Dataset extract
━━━━━━━━
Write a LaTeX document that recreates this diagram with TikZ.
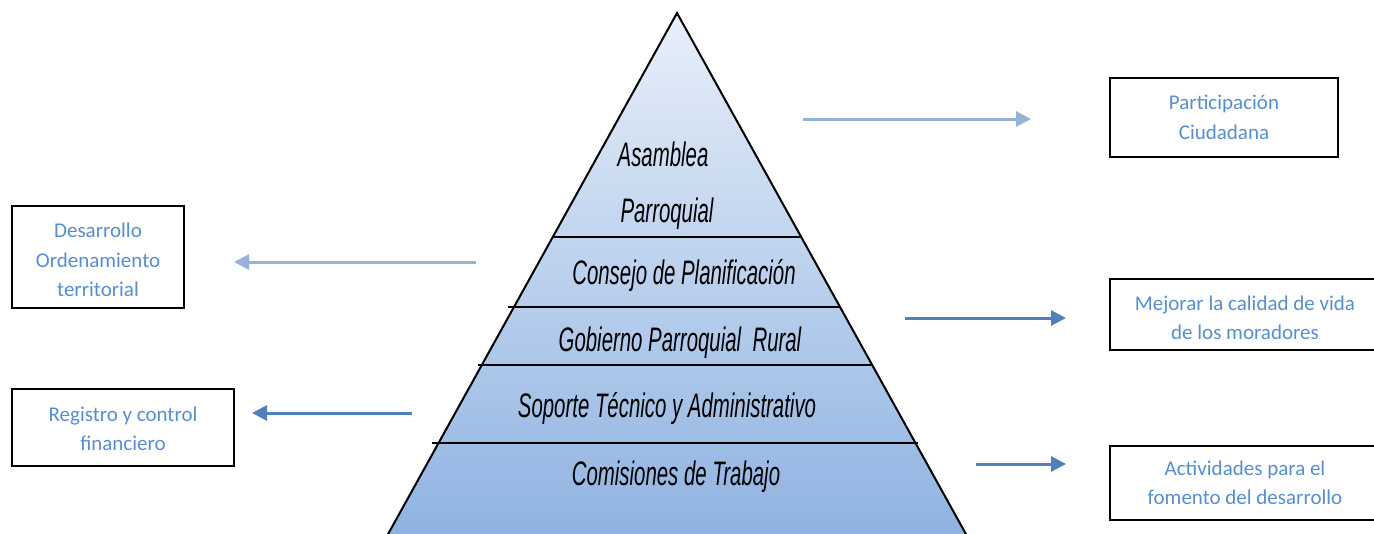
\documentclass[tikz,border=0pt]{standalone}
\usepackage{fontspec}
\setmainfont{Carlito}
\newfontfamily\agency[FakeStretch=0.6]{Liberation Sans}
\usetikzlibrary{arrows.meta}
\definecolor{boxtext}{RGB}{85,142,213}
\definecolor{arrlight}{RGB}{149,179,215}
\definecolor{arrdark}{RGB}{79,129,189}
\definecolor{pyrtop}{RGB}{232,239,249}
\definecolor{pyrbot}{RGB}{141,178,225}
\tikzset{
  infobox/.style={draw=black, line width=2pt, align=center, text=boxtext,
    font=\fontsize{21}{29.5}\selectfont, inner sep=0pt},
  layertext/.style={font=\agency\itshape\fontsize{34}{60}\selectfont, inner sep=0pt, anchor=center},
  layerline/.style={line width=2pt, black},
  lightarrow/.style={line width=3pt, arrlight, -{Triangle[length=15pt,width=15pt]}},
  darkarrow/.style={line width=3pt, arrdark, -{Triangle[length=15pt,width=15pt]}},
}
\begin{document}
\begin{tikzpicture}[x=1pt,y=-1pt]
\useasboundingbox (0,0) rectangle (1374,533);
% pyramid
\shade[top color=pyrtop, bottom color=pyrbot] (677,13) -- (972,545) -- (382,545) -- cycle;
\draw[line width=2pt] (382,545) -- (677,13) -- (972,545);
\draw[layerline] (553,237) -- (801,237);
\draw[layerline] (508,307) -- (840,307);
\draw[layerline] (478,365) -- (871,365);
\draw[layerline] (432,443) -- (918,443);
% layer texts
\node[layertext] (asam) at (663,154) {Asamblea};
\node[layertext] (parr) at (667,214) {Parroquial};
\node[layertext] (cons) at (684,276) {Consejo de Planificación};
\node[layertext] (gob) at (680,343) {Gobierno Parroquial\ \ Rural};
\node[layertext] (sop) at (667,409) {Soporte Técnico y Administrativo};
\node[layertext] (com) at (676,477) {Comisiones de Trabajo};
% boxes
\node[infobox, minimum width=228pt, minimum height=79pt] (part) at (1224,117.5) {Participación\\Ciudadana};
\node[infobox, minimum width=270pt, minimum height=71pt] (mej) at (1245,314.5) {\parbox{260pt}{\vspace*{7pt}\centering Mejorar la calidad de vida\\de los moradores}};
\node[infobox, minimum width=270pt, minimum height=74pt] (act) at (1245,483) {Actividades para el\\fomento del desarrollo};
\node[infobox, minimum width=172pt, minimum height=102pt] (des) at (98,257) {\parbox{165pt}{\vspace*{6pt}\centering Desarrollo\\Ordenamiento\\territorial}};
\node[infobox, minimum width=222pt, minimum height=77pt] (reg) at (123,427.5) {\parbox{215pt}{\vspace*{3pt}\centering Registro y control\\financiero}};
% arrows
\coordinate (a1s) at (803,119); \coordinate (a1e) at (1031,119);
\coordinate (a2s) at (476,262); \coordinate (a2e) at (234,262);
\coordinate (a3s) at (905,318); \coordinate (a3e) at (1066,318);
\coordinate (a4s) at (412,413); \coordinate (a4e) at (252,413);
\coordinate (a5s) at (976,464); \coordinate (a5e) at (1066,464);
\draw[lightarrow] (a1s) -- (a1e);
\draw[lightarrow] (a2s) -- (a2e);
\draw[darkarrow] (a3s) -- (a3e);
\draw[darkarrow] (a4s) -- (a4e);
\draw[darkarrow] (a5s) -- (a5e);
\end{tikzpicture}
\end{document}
━━━━━━━━
Exercise prompt
Print each line of the material above exactly, with the pictures removed from your copy.

Complete output
Write a LaTeX document that recreates this diagram with TikZ.
\documentclass[tikz,border=0pt]{standalone}
\usepackage{fontspec}
\setmainfont{Carlito}
\newfontfamily\agency[FakeStretch=0.6]{Liberation Sans}
\usetikzlibrary{arrows.meta}
\definecolor{boxtext}{RGB}{85,142,213}
\definecolor{arrlight}{RGB}{149,179,215}
\definecolor{arrdark}{RGB}{79,129,189}
\definecolor{pyrtop}{RGB}{232,239,249}
\definecolor{pyrbot}{RGB}{141,178,225}
\tikzset{
  infobox/.style={draw=black, line width=2pt, align=center, text=boxtext,
    font=\fontsize{21}{29.5}\selectfont, inner sep=0pt},
  layertext/.style={font=\agency\itshape\fontsize{34}{60}\selectfont, inner sep=0pt, anchor=center},
  layerline/.style={line width=2pt, black},
  lightarrow/.style={line width=3pt, arrlight, -{Triangle[length=15pt,width=15pt]}},
  darkarrow/.style={line width=3pt, arrdark, -{Triangle[length=15pt,width=15pt]}},
}
\begin{document}
\begin{tikzpicture}[x=1pt,y=-1pt]
\useasboundingbox (0,0) rectangle (1374,533);
% pyramid
\shade[top color=pyrtop, bottom color=pyrbot] (677,13) -- (972,545) -- (382,545) -- cycle;
\draw[line width=2pt] (382,545) -- (677,13) -- (972,545);
\draw[layerline] (553,237) -- (801,237);
\draw[layerline] (508,307) -- (840,307);
\draw[layerline] (478,365) -- (871,365);
\draw[layerline] (432,443) -- (918,443);
% layer texts
\node[layertext] (asam) at (663,154) {Asamblea};
\node[layertext] (parr) at (667,214) {Parroquial};
\node[layertext] (cons) at (684,276) {Consejo de Planificación};
\node[layertext] (gob) at (680,343) {Gobierno Parroquial\ \ Rural};
\node[layertext] (sop) at (667,409) {Soporte Técnico y Administrativo};
\node[layertext] (com) at (676,477) {Comisiones de Trabajo};
% boxes
\node[infobox, minimum width=228pt, minimum height=79pt] (part) at (1224,117.5) {Participación\\Ciudadana};
\node[infobox, minimum width=270pt, minimum height=71pt] (mej) at (1245,314.5) {\parbox{260pt}{\vspace*{7pt}\centering Mejorar la calidad de vida\\de los moradores}};
\node[infobox, minimum width=270pt, minimum height=74pt] (act) at (1245,483) {Actividades para el\\fomento del desarrollo};
\node[infobox, minimum width=172pt, minimum height=102pt] (des) at (98,257) {\parbox{165pt}{\vspace*{6pt}\centering Desarrollo\\Ordenamiento\\territorial}};
\node[infobox, minimum width=222pt, minimum height=77pt] (reg) at (123,427.5) {\parbox{215pt}{\vspace*{3pt}\centering Registro y control\\financiero}};
% arrows
\coordinate (a1s) at (803,119); \coordinate (a1e) at (1031,119);
\coordinate (a2s) at (476,262); \coordinate (a2e) at (234,262);
\coordinate (a3s) at (905,318); \coordinate (a3e) at (1066,318);
\coordinate (a4s) at (412,413); \coordinate (a4e) at (252,413);
\coordinate (a5s) at (976,464); \coordinate (a5e) at (1066,464);
\draw[lightarrow] (a1s) -- (a1e);
\draw[lightarrow] (a2s) -- (a2e);
\draw[darkarrow] (a3s) -- (a3e);
\draw[darkarrow] (a4s) -- (a4e);
\draw[darkarrow] (a5s) -- (a5e);
\end{tikzpicture}
\end{document}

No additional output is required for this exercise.